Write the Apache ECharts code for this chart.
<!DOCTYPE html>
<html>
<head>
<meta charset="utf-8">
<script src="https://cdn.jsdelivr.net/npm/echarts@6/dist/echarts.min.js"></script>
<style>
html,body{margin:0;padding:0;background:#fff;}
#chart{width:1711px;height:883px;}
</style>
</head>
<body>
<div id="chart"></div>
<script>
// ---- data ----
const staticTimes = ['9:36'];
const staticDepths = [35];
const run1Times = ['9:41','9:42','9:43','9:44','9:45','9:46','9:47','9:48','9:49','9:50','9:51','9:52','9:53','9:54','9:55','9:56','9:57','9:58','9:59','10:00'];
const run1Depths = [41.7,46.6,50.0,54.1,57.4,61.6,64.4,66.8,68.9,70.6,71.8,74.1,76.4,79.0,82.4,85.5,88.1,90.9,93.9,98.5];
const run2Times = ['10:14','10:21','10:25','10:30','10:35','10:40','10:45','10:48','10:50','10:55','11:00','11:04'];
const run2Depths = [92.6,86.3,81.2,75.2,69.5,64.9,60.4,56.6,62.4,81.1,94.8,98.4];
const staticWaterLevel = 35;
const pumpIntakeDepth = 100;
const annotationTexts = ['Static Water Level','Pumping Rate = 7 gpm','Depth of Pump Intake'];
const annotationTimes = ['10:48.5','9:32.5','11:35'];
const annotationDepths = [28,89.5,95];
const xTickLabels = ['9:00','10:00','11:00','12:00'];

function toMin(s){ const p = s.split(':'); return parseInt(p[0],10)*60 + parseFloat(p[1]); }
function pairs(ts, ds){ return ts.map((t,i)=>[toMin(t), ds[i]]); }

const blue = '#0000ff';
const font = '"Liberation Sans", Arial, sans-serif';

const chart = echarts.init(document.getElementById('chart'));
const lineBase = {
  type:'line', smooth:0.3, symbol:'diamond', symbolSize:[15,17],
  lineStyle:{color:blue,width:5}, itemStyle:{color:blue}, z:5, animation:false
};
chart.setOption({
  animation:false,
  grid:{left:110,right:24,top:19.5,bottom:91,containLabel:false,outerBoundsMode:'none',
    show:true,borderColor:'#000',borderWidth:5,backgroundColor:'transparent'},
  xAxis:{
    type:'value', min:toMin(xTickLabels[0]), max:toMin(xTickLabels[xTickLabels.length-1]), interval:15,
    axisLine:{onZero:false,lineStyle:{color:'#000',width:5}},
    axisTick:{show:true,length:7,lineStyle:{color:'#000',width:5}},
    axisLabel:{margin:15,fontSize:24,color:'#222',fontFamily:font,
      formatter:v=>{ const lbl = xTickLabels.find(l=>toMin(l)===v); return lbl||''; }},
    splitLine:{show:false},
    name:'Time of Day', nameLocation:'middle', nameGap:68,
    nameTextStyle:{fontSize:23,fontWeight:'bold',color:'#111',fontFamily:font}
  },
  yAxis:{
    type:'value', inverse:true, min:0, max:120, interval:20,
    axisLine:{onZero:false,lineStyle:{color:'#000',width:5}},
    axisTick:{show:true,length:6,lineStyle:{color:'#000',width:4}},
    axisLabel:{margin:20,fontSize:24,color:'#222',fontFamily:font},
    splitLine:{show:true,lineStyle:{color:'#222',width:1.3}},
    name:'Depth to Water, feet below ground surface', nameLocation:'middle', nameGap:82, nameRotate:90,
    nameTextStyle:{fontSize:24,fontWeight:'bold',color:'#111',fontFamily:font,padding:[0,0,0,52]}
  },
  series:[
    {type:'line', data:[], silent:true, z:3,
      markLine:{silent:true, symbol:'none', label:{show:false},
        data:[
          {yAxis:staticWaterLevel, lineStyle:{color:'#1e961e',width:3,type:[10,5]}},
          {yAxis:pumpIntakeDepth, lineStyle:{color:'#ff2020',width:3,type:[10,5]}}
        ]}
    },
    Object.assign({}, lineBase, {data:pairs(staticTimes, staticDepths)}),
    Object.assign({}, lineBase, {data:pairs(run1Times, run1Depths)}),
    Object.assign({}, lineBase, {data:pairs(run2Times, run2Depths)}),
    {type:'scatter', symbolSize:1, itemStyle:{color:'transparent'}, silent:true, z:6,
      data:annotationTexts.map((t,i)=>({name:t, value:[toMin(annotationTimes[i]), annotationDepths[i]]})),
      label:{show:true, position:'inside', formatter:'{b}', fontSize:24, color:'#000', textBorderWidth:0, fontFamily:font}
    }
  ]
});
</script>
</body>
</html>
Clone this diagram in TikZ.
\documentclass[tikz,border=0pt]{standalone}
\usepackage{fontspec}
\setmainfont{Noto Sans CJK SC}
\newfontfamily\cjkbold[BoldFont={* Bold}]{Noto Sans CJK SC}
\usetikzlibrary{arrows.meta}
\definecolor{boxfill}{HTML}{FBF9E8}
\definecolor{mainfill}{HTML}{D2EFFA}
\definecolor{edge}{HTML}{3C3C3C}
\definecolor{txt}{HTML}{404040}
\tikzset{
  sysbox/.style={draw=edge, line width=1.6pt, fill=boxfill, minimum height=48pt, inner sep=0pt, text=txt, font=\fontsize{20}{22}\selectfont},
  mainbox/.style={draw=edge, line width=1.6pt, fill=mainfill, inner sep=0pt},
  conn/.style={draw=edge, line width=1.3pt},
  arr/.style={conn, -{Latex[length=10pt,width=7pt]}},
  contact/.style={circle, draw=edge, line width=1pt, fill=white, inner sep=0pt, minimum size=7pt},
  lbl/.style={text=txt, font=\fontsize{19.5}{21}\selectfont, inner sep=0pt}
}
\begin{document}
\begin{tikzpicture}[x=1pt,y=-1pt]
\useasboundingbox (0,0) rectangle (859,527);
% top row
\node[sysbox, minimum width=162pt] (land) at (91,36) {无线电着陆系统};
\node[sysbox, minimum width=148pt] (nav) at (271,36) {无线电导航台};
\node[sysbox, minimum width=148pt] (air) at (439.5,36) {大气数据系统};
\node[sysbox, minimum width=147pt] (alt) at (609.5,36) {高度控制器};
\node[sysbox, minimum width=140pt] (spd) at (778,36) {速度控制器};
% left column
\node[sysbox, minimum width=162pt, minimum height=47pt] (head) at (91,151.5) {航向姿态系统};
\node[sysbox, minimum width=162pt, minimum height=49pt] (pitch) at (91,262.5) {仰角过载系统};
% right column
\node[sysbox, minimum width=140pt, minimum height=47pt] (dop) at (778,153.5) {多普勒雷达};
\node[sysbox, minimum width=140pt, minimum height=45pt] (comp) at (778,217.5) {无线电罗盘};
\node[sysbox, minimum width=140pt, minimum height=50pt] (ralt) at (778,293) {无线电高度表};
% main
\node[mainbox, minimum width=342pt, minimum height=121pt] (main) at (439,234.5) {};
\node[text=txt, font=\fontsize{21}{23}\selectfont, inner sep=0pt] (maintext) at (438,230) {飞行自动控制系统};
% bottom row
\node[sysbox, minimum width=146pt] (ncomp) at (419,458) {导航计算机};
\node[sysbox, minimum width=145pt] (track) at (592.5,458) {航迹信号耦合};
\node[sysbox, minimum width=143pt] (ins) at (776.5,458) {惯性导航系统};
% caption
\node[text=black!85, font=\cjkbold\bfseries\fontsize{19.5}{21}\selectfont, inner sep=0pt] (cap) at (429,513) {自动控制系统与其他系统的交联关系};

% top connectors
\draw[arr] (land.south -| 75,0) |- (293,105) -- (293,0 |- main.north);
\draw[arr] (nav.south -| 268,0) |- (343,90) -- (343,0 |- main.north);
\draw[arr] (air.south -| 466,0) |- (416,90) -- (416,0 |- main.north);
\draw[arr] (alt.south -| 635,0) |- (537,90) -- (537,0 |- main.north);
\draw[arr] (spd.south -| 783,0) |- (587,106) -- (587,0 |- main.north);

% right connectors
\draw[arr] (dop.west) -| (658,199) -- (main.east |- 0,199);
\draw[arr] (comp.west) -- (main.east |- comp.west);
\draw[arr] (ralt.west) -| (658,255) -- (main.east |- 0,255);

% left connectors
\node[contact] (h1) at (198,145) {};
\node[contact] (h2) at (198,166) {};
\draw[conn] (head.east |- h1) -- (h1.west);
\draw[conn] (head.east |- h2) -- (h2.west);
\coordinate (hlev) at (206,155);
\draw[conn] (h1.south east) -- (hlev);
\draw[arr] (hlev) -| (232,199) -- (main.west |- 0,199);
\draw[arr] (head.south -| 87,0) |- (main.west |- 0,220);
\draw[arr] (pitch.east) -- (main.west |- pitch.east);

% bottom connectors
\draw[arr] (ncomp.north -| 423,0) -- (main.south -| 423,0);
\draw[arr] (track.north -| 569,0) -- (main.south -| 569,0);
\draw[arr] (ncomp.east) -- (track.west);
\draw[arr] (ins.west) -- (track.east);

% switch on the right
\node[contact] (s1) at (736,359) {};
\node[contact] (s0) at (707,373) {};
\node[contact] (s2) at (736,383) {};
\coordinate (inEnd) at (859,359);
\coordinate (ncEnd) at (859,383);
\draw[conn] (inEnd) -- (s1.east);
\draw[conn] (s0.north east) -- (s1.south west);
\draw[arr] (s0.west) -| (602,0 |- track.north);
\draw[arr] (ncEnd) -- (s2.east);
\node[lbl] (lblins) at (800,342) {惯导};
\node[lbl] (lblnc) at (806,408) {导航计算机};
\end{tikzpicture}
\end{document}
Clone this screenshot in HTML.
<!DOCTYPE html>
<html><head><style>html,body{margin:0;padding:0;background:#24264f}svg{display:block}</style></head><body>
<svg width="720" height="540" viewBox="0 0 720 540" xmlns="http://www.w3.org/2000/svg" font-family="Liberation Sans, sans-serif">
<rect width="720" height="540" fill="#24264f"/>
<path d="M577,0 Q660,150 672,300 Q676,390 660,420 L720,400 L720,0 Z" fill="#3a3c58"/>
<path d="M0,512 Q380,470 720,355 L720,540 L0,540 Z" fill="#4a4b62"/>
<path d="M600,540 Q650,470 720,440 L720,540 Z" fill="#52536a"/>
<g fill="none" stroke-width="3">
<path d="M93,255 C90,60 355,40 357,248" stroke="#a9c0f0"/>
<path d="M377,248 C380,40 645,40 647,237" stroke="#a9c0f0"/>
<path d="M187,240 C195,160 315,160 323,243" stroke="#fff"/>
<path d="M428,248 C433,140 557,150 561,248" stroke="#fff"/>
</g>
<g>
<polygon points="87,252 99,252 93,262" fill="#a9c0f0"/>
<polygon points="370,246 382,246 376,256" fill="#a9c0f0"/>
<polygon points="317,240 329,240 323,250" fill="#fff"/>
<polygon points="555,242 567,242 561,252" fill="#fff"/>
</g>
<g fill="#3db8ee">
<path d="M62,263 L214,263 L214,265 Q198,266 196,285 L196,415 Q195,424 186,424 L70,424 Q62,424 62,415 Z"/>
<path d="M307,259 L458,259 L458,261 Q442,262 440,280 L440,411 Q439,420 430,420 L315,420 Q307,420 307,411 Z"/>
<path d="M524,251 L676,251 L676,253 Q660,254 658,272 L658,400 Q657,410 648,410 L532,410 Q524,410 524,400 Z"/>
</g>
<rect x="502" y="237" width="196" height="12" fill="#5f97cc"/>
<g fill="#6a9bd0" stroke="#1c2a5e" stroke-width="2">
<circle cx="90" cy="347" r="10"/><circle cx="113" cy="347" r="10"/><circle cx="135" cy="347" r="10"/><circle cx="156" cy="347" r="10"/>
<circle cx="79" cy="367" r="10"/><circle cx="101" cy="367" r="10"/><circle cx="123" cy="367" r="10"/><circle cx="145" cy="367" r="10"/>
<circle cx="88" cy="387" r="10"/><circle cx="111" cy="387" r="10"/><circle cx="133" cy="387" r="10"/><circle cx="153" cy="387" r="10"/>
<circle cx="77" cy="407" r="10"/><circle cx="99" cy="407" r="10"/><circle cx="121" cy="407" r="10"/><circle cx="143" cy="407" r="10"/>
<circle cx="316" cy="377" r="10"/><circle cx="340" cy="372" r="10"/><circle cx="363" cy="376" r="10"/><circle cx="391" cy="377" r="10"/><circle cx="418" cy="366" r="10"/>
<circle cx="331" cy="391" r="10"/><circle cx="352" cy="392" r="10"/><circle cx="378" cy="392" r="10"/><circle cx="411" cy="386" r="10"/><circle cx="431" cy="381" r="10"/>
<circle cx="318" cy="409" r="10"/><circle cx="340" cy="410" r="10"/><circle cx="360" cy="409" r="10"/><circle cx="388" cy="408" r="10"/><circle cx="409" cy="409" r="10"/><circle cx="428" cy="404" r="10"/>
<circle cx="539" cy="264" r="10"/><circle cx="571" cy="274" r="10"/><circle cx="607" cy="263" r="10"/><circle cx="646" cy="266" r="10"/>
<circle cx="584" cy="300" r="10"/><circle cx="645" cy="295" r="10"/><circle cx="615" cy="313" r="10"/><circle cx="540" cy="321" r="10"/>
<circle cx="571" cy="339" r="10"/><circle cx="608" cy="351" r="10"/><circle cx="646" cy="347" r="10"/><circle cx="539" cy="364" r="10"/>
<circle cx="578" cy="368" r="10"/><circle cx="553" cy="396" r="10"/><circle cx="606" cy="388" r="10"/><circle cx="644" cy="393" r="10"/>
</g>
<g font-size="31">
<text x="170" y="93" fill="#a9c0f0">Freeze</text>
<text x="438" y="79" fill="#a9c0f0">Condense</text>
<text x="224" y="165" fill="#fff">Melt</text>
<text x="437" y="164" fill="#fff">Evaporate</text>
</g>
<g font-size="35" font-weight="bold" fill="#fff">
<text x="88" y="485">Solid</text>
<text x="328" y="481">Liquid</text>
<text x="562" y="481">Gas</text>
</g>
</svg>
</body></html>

* * * *

Check each line above for the string "this", then copy the ones that have it.

Write the Apache ECharts code for this chart.
Clone this diagram in TikZ.
Clone this screenshot in HTML.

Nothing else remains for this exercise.